Hanımlar Rehberi | Hanımlar Rehberi | 11
(1-54)
        O vakit birden merhamet-i İlahiyenin lisanı, misali, timsali, dellâlı, mümessili olan Peygamber-i Zîşan Aleyhissalâtü Vesselâm’ın nuru ve şefaati ve beşere getirdiği hediye-i hidayeti, o dermansız hadsiz zannettiğim yaraya güzel bir merhem ve tiryak oldu. Karanlıklı ye’simi, nurlu bir ricaya çevirdi.
        Evet ey benim gibi ihtiyarlığını hisseden muhterem ihtiyar ve ihtiyareler! Biz gidiyoruz, aldanmakta faide yok. Gözümüzü kapamakla bizi burada durdurmazlar, sevkiyat var. Fakat gafletten ve kısmen de ehl-i dalaletten gelen zulümat evhamlarıyla bize firaklı ve karanlıklı görünen berzah memleketi, ahbabların mecmaıdır. Başta şefiimiz olan Habibullah Aleyhissalâtü Vesselâm ile bütün dostlarımıza kavuşmak âlemidir.

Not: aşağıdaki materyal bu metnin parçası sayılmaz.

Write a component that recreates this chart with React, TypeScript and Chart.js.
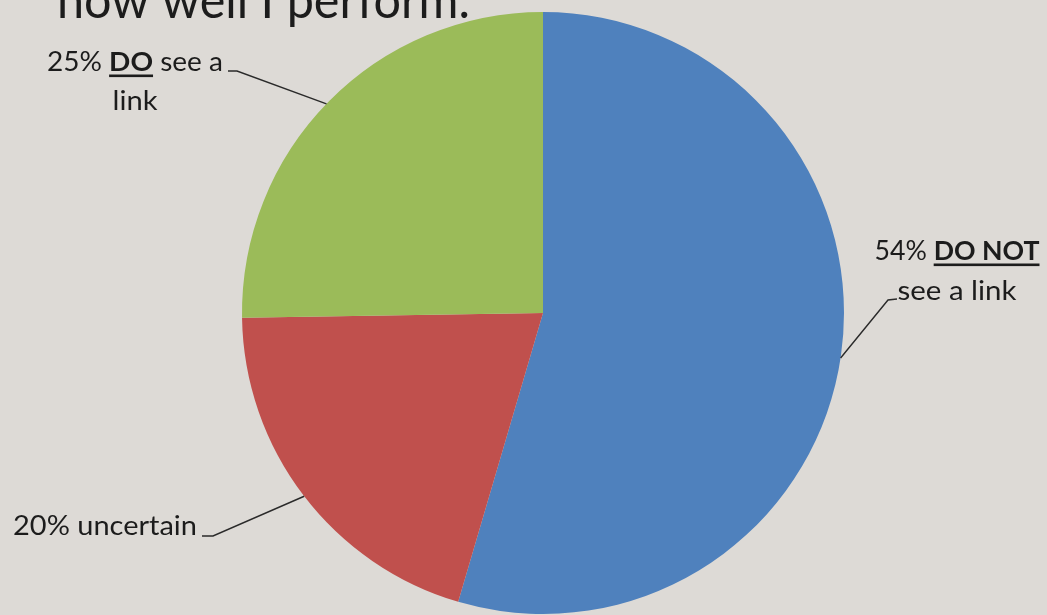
import React, { useEffect, useRef } from "react";
import { Chart, registerables } from "chart.js";

Chart.register(...registerables);

const categories = ["DO NOT see a link", "uncertain", "DO see a link"];
const values = [54, 20, 25];
const colors = ["#4f81bd", "#c0504d", "#9bbb59"];
const titleText = "how well I perform.";

type Run = { t: string; b?: boolean; u?: boolean };
type Line = { runs: Run[]; cx: number; y: number; w: number };
type Label = { lines: Line[]; leader: number[][]; angle: number };

const labels: Label[] = [
  {
    lines: [
      { runs: [{ t: "54% " }, { t: "DO NOT", b: true, u: true }], cx: 957, y: 260, w: 165 },
      { runs: [{ t: "see a link" }], cx: 957, y: 300, w: 119 },
    ],
    leader: [[897, 299], [888, 300]],
    angle: 98.6,
  },
  {
    lines: [{ runs: [{ t: "20% uncertain" }], cx: 105, y: 535, w: 184 }],
    leader: [[202, 536], [213, 536]],
    angle: 232.5,
  },
  {
    lines: [
      { runs: [{ t: "25% " }, { t: "DO", b: true, u: true }, { t: " see a" }], cx: 135, y: 71, w: 176 },
      { runs: [{ t: "link" }], cx: 135, y: 110, w: 45 },
    ],
    leader: [[228, 71], [237, 71]],
    angle: 314,
  },
];

const FAMILY = "Lato, 'Open Sans', sans-serif";

function drawRuns(ctx: CanvasRenderingContext2D, line: Line, size: number) {
  const widths: number[] = [];
  let total = 0;
  for (const r of line.runs) {
    ctx.font = `${r.b ? "bold " : ""}${size}px ${FAMILY}`;
    const w = ctx.measureText(r.t).width;
    widths.push(w);
    total += w;
  }
  const sx = line.w / total;
  ctx.save();
  ctx.translate(line.cx - line.w / 2, line.y);
  ctx.scale(sx, 1);
  let x = 0;
  line.runs.forEach((r, i) => {
    ctx.font = `${r.b ? "bold " : ""}${size}px ${FAMILY}`;
    ctx.fillStyle = "#1c1c1c";
    ctx.textBaseline = "alphabetic";
    ctx.textAlign = "left";
    ctx.fillText(r.t, x, 0);
    if (r.u) ctx.fillRect(x, 3.5, widths[i], 2.6);
    x += widths[i];
  });
  ctx.restore();
}

const bgPlugin = {
  id: "bg",
  beforeDraw(chart: any) {
    const ctx = chart.ctx as CanvasRenderingContext2D;
    ctx.save();
    ctx.fillStyle = "#dddad6";
    ctx.fillRect(0, 0, chart.width, chart.height);
    ctx.restore();
  },
};

const labelPlugin = {
  id: "labels",
  afterDraw(chart: any) {
    const ctx = chart.ctx as CanvasRenderingContext2D;
    const meta = chart.getDatasetMeta(0);
    const arc = meta.data[0] as any;
    const cx = arc.x, cy = arc.y, r = arc.outerRadius;
    // title (partially cut off at top)
    drawRuns(ctx, { runs: [{ t: titleText }], cx: 57 + 413 / 2, y: 18, w: 413 }, 50);
    labels.forEach((lab) => {
      lab.lines.forEach((ln) => drawRuns(ctx, ln, 27));
      const th = (lab.angle * Math.PI) / 180;
      const ex = cx + r * Math.sin(th);
      const ey = cy - r * Math.cos(th);
      ctx.save();
      ctx.strokeStyle = "#2a2a2a";
      ctx.lineWidth = 1.4;
      ctx.beginPath();
      ctx.moveTo(lab.leader[0][0], lab.leader[0][1]);
      for (let i = 1; i < lab.leader.length; i++) ctx.lineTo(lab.leader[i][0], lab.leader[i][1]);
      ctx.lineTo(ex, ey);
      ctx.stroke();
      ctx.restore();
    });
  },
};

export default function App() {
  const ref = useRef<HTMLCanvasElement | null>(null);
  useEffect(() => {
    document.body.style.margin = "0";
    const canvas = ref.current!;
    const chart = new Chart(canvas, {
      type: "pie",
      data: {
        labels: categories,
        datasets: [
          {
            data: values,
            backgroundColor: colors,
            borderWidth: 0,
          },
        ],
      },
      options: {
        responsive: false,
        animation: false,
        layout: { padding: { left: 242, right: 203, top: 12, bottom: 1 } },
        plugins: {
          legend: { display: false },
          tooltip: { enabled: false },
          title: { display: false },
        },
      },
      plugins: [bgPlugin, labelPlugin],
    });
    return () => chart.destroy();
  }, []);
  return (
    <div style={{ position: "absolute", left: 0, top: 0, width: 1047, height: 615 }}>
      <canvas ref={ref} width={1047} height={615} />
    </div>
  );
}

       Evet bin üçyüz elli senede, her sene üçyüz elli milyon insanların sultanı ve onların ruhlarının mürebbisi ve akıllarının muallimi ve kalblerinin mahbubu ve her günde اَلسَّبَبُ كَالْفَاعِلِ sırrınca, bütün o ümmetinin işlediği hasenatın bir misli, sahife-i hasenatına ilâve edilen ve şu kâinattaki makasıd-ı âliye-i İlahiyenin medarı ve mevcudatın kıymetlerinin teâlisinin sebebi olan o Zât-ı Ahmediye Aleyhissalâtü Vesselâm, dünyaya geldiği dakikada “ümmetî ümmetî” rivayet-i sahiha ile ve keşf-i sadıkla dediği gibi, mahşerde herkes “nefsî nefsî” dediği zaman, yine “ümmetî ümmetî” diyerek en kudsî ve en yüksek bir fedakârlık ile, yine şefaatıyla ümmetinin imdadına koşan bir zâtın gittiği âleme gidiyoruz. Ve o güneşin etrafında hadsiz asfiya ve evliya yıldızlarıyla ışıklanan öyle bir âleme gidiyoruz.
  
        İşte o zâtın şefaatı altına girip ve nurundan istifade etmenin ve zulümat-ı berzahiyeden kurtulmanın çaresi: Sünnet-i Seniyeye ittibadır.
        DÖRDÜNCÜ RİCA: Bir zaman ihtiyarlığa ayak bastığımdan, gafleti idame ettiren sıhhat-ı bedenim de bozulmuştu. İhtiyarlıkla hastalık, müttefikan bana hücum etti. Başıma vura vura uykumu kaçırdılar. Çoluk çocuk, mal gibi beni dünya ile bağlayacak alâkalar da yoktu. Gençlik sersemliğiyle zayi’ ettiğim sermaye-i ömrümün meyvelerini; bütün günahlar, hatiatlar gördüm. Niyazi-i Mısrî gibi feryad eyleyerek dedim:
  
        Bir ticaret yapmadım, nakd-i ömür oldu heba,
        Yola geldim lâkin göçmüş cümle kervan bîhaber.
        Ağlayıp nalân edip düştüm yola tenha garib,
        Dîde giryan, sîne biryan, akıl hayran bîhaber.
        O vakit gurbette idim. Me’yusane bir hüzün ve nedametkârane bir teessüf ve istimdadkârane bir hasret hissettim. Birden Kur’an-ı Mu’ciz-ül Beyan imdada yetişti. Bana o kadar kuvvetli bir rica kapısını açtı ve öyle hakikî bir teselli ziyasını verdi ki, o vaziyetimin yüz derece fevkindeki ye’si dahi izale eder ve o karanlıkları dağıtabilirdi.
        Evet ey benim gibi dünya ile alâkaları kesilmeye başlayan ve dünya ile bağlanan ipleri kopmaya yüz tutan muhterem ihtiyar ve ihtiyareler! Bu dünyayı en mükemmel ve muntazam bir şehir, bir saray hükmünde halkeden bir Sâni’-i Zülcelal, mümkün müdür ki; o şehirde, o sarayda en ehemmiyetli misafirleriyle ve dostlarıyla konuşmasın, görüşmesin. Madem bilerek bu sarayı yapmış ve irade ve ihtiyar ile tanzim ve tezyin etmiş; elbette nasılki “yapan bilir” öyle de “bilen konuşur”. Madem bu sarayı, bu şehri bize güzel bir misafirhane ve ticaretgâh yapmış; elbette bize karşı münasebatını ve bizden arzularını gösterecek bir defteri, bir kitabı bulunacaktır.